How to Keep your Message Credible

In a world spun on spin, publicity and infotainment, how can you believe a word anyone says?

Public relations professionals may, gulp, hold the answer: few are better at dancing lightly around the snares of irrelevance, imprecision and even untruth. This month we take advice from Shawn Hall, president of the Canadian Public Relations Society; Alyn Edwards, vice-president of Peak Communicators Inc.; and Norman Stowe, managing partner of the Pace Group.



People are generally smart, and the best way to come off as sincere and credible is to have information that’s sincere and credible, says Hall. Above all, says Edwards, your reputation must be beyond reproach: the credibility of your message rests on your integrity as a communicator. “If you’re suspect,” he says, “any information you put forth will be questioned.” At some point, you may have to tell a client, “I won’t say that on your behalf.”

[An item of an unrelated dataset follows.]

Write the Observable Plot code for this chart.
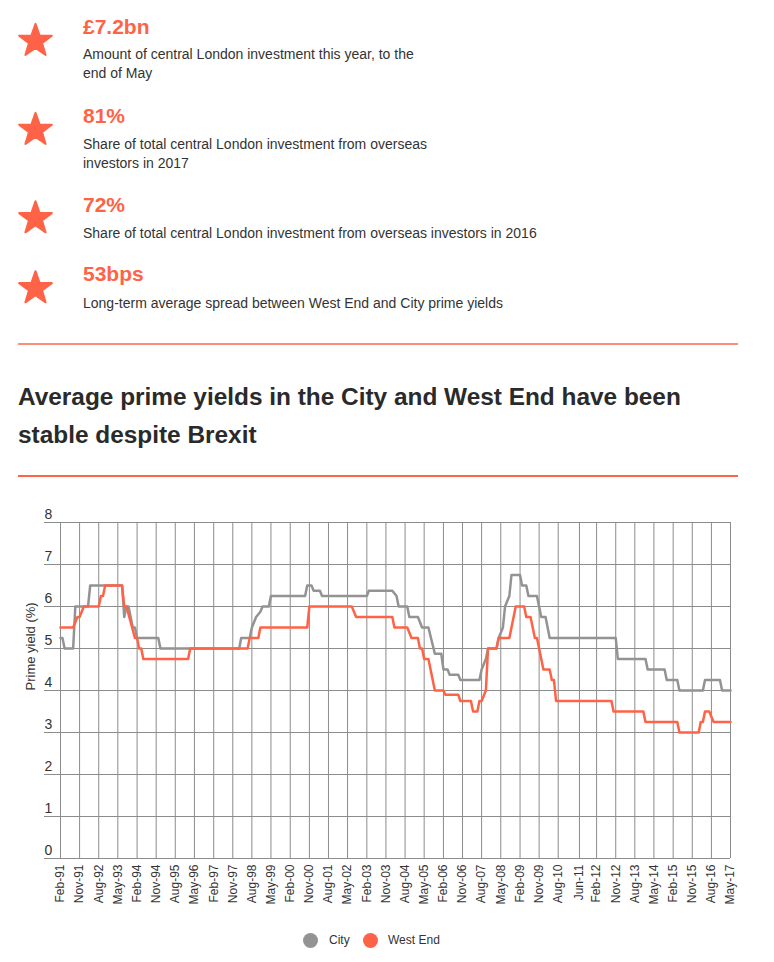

“People are inundated with so much media, they’ve developed sophisticated BS detectors,” says Stowe. “But a good storyteller is someone who can explain a piece of information to the public so that they get it.” The story itself is less about fictive flourishes than it is about creating a narrative with a clear beginning, middle and end. This allows you to contextualize your message and sound the emotional notes that will make your message memorable. Says Stowe, “You have to be able to meet people in a way that matters to them.”


Neophytes assume that the CEO is the best person to deliver a credible message on your company’s behalf. It’s often not the case. The qualities of a good CEO may not translate well to communications and, many times, the organization is already home to someone who has the communications royal jelly. Find that person. If you’re not sure where to start, follow your ears. “At the end of the day,” says Stowe, “your best communicator is your best storyteller.” That’s the person you want talking to the public, regardless of rank.


“A lot of clients speak in their own language – you know, industry speak,” says Stowe. “But when they’re in public, they need to speak the layman’s language.” The point is that your message lives or dies by your ability to translate the inner workings of your business to a wider audience. Make definite – and, more importantly, provable – assertions. It doesn’t do any good to say that you’re the West Coast’s “leading provider” of technical components, says Hall with a laugh. “I mean, what does that even mean?”


If a reporter asks you a question you can’t answer, says Hall, admit it. “It’s not bad to say, ‘You know, our competitors would love to have this information, so I can’t share it with you.’ ” This is a better response than dodging the question or retreating into impenetrable bureaucratese. Be straight about what you can say, he says, and straight about what you can’t. It’s a much larger danger to come off as slick, evasive or shady.